Finding these references with two searches works find:
matches1 = re.findall('\([A-Z]\w*,\s?\d\d\d\d[a-z]?\)', line)
matches2 = re.findall('\([A-Z]\w* and [A-Z]\w*,\s?\d\d\d\d[a-z]?\)', line)
These searches correctly find (Snowden, 2014a) resp. (Bush and Blair, 2005). But now I want to find both kind of references in one search and it fails:
matches1 = re.findall('\([A-Z]\w*( and [A-Z]\w*)?,\s?\d\d\d\d[a-z]?\)', line)
This search returns '' instead of (Snowden, 2014a) and ' and Blair' instead of (Bush and Blair, 2005). Its not clear to me why this happens or what I've done wrong, so any help is appreciated :)
Thanks!
Upvotes: 0
Views: 56
Reputation: 174696
Just turn the capturing group to non-capturing group and reduce \d\d\d\d
to \d{4}
. Because re.findall
gives the first preference to the groups. If there any groups is present, it would print only the chars present inside the groups. And it forget about the matched strings.

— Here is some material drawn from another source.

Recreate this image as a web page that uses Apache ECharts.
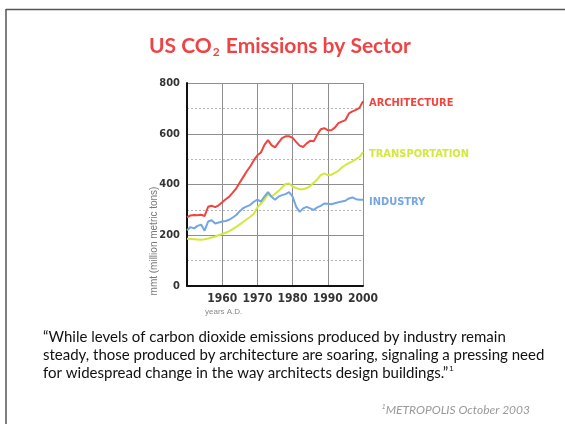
<!DOCTYPE html>
<html>
<head>
<meta charset="utf-8">
<script src="https://cdn.jsdelivr.net/npm/echarts@6/dist/echarts.min.js"></script>
<style>
  html, body { margin: 0; padding: 0; background: #fff; }
  #chart { width: 565px; height: 424px; }
</style>
</head>
<body>
<div id="chart"></div>
<script>
// years 1950..2000
var years = [1950,1951,1952,1953,1954,1955,1956,1957,1958,1959,
  1960,1961,1962,1963,1964,1965,1966,1967,1968,1969,
  1970,1971,1972,1973,1974,1975,1976,1977,1978,1979,
  1980,1981,1982,1983,1984,1985,1986,1987,1988,1989,
  1990,1991,1992,1993,1994,1995,1996,1997,1998,1999,2000];

// mmt (million metric tons)
var architecture = [270,278,280,279,281,276,312,316,311,318,
  330,342,352,368,385,408,430,452,472,496,
  515,526,556,575,555,546,565,583,590,590,
  584,568,553,548,562,572,570,596,618,622,
  614,614,624,642,648,654,680,688,694,702,728];

var transportation = [186,185,184,183,182,184,187,191,195,200,
  205,210,216,224,233,243,253,263,273,285,
  310,325,340,362,352,364,374,388,402,404,
  392,386,381,381,386,394,407,420,437,444,
  437,438,446,454,467,477,484,491,500,508,528];

var industry = [220,232,227,237,242,218,254,259,246,250,
  254,256,261,270,280,295,307,314,320,332,
  340,333,352,370,352,340,352,358,362,370,
  352,313,292,306,312,306,300,310,316,325,
  324,322,326,330,333,336,345,349,342,340,340];

var seriesNames = ['ARCHITECTURE', 'TRANSPORTATION', 'INDUSTRY'];
var seriesColors = ['#f0443e', '#d3e83c', '#74a6e4'];

var quoteLines = [
  '\u201cWhile levels of carbon dioxide emissions produced by industry remain',
  'steady, those produced by architecture are soaring, signaling a pressing need',
  'for widespread change in the way architects design buildings.\u201d'
];

function pairs(vals) {
  return years.map(function (y, i) { return [y, vals[i]]; });
}

var condensed = '"Liberation Sans Narrow", "DejaVu Sans Condensed", sans-serif';
var labelOffsets = [[0, 2], [0, 2], [0, 2]];

var myChart = echarts.init(document.getElementById('chart'));

var allSeries = [architecture, transportation, industry].map(function (vals, i) {
  return {
    name: seriesNames[i],
    type: 'line',
    xAxisIndex: 0,
    data: pairs(vals),
    symbol: 'none',
    lineStyle: { color: seriesColors[i], width: 2 },
    itemStyle: { color: seriesColors[i] },
    endLabel: {
      show: true,
      formatter: seriesNames[i],
      color: seriesColors[i],
      fontFamily: condensed,
      fontWeight: 'bold',
      fontSize: 11,
      distance: 6,
      offset: labelOffsets[i]
    }
  };
});

myChart.setOption({
  animation: false,
  title: {
    text: '{a|US CO}{s|2}{a| Emissions by Sector}',
    left: 144,
    top: 29,
    textStyle: {
      rich: {
        a: { fontFamily: 'Lato', fontWeight: 'bold', fontSize: 21, color: '#ee4446', lineHeight: 24 },
        s: { fontFamily: 'Lato', fontWeight: 'bold', fontSize: 12, color: '#ee4446', lineHeight: 24, verticalAlign: 'bottom', padding: [9, 1, 0, 1] }
      }
    }
  },
  grid: { left: 187, right: 202, top: 83, bottom: 138 },
  xAxis: [{
    // visible axis: line and year labels
    type: 'value',
    min: 1950,
    max: 2000,
    interval: 10,
    z: 3,
    axisLine: { show: true, onZero: false, lineStyle: { color: '#111', width: 2 } },
    axisTick: { show: false },
    axisLabel: {
      showMinLabel: false,
      margin: 7,
      color: '#333',
      fontFamily: condensed,
      fontWeight: 'bold',
      fontSize: 12,
      formatter: function (v) { return String(v); }
    },
    splitLine: { show: false }
  }, {
    // twin axis that only draws the vertical grid lines
    type: 'value',
    position: 'bottom',
    min: 1950,
    max: 2000,
    interval: 10,
    axisLine: { show: false, onZero: false },
    axisTick: { show: false },
    axisLabel: { color: 'rgba(0,0,0,0)' },
    splitLine: { show: true, lineStyle: { color: '#8e8e8e', width: 1 } }
  }],
  yAxis: {
    type: 'value',
    min: 0,
    max: 800,
    interval: 200,
    axisLine: { show: true, lineStyle: { color: '#111', width: 2 } },
    axisTick: { show: false },
    axisLabel: {
      margin: 7,
      color: '#333',
      fontFamily: condensed,
      fontWeight: 'bold',
      fontSize: 11
    },
    splitLine: { show: true, lineStyle: { color: '#8e8e8e', width: 1 } },
    minorTick: { show: false, splitNumber: 2 },
    minorSplitLine: { show: true, lineStyle: { color: '#b5b5b5', width: 1, type: [2, 2] } }
  },
  series: allSeries,
  graphic: [
    // slide frame (top and left edges)
    { type: 'line', shape: { x1: 6, y1: 9.5, x2: 565, y2: 9.5 }, style: { stroke: '#555', lineWidth: 1.5 } },
    { type: 'line', shape: { x1: 6, y1: 9, x2: 6, y2: 424 }, style: { stroke: '#555', lineWidth: 1.5 } },
    {
      type: 'text', x: 154, y: 241, rotation: Math.PI / 2,
      style: {
        text: 'mmt (million metric tons)', fill: '#777', font: '10px "Liberation Sans Narrow", sans-serif',
        textAlign: 'center', textVerticalAlign: 'middle'
      }
    },
    {
      type: 'text', x: 205, y: 308,
      style: { text: 'years A.D.', fill: '#888', font: '8px "Liberation Sans Narrow", sans-serif' }
    },
    {
      type: 'text', x: 43, y: 328,
      style: {
        text: quoteLines[0] + '\n' + quoteLines[1] + '\n' + quoteLines[2] + '{sup|1}',
        fill: '#111', font: '15px Lato', lineHeight: 18,
        rich: { sup: { fontSize: 8, fill: '#111', padding: [0, 0, 8, 1] } }
      }
    },
    {
      type: 'text', x: 530, y: 404,
      style: {
        text: '{sup|1}{t|METROPOLIS October 2003}', textAlign: 'right',
        rich: {
          sup: { fontSize: 7, fill: '#999', fontStyle: 'italic', padding: [0, 0, 6, 0] },
          t: { font: 'italic 12px Lato', fill: '#999' }
        }
      }
    }
  ]
});
</script>
</body>
</html>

\([A-Z]\w*(?: and [A-Z]\w*)?,\s?\d{4}[a-z]?\)
Sample Code:
>>> import re
>>> s = """foo bar (Snowden, 2014a)
... (Bush and Blair, 2005) foo bar"""
>>> m = re.findall(r'\([A-Z]\w*(?: and [A-Z]\w*)?,\s?\d{4}[a-z]?\)', s, re.M)
>>> for i in m:
... print i
...
(Snowden, 2014a)
(Bush and Blair, 2005)
Upvotes: 2
Reputation: 82889
Make your optional group non-capturing by adding ?:
:
In [8]: re.findall('\([A-Z]\w*(?: and [A-Z]\w*)?,\s?\d\d\d\d[a-z]?\)', line)
Out[8]: ['(Snowden, 2014a)', '(Bush and Blair, 2005)']
Upvotes: 0